Eating in the complete and utter darkness is an opportunity I never thought I would have the chance to experience, but it was one with a lasting impression. I have never been more grateful for my poor eyesight. This experience was one I would happily do again, and recommend to anyone interested, but it is not one that I would like to live. Having to remember where you placed your water, trying to figure out what foods were tasted, and the sensation of one's eyes being open yet seeing nothing was one that truly made me appreciate my ability to see. This beautiful, complex world in which we live with all of its colors, incredible views, and unique places are one that I feel many seeing people take for granted as it is perceived completely differently from someone who is blind. They will never truly understand your favorite color. Your favorite poster, view, or flower is one they will never be able to see. A room is defined by its space and size, a view by its sounds, and a flower by its smell.

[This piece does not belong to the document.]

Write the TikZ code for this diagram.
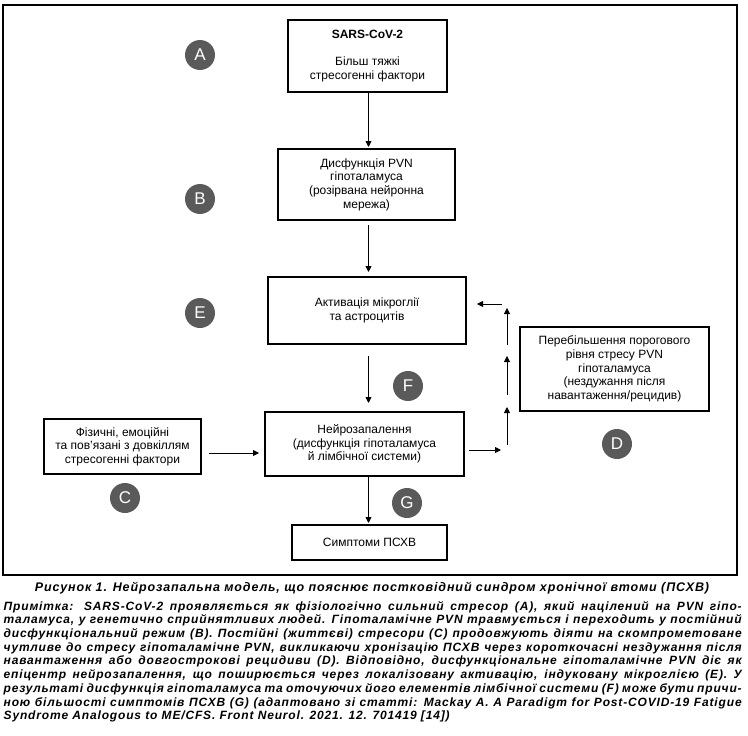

These experiences and moments shared between seeing and blind people might be similar, but the perception is drastically different. This single dinner opened my eyes to how blessed I am for the poor eyesight, an inconvenience that I have often compared to as being "basically blind without contacts" when in reality I am not blind at all. This observation and reflection has changed my view on my simple comparison. This dinner has shown me how I must appreciate what I have, even if what I have is poor eyesight because some people don't even have that, and to ignorantly comment about someone else's disabilities is not okay. I am extremely grateful for this experience and the understanding and humility I have received from it, as well as, the wonderful meal I was able to enjoy with my family.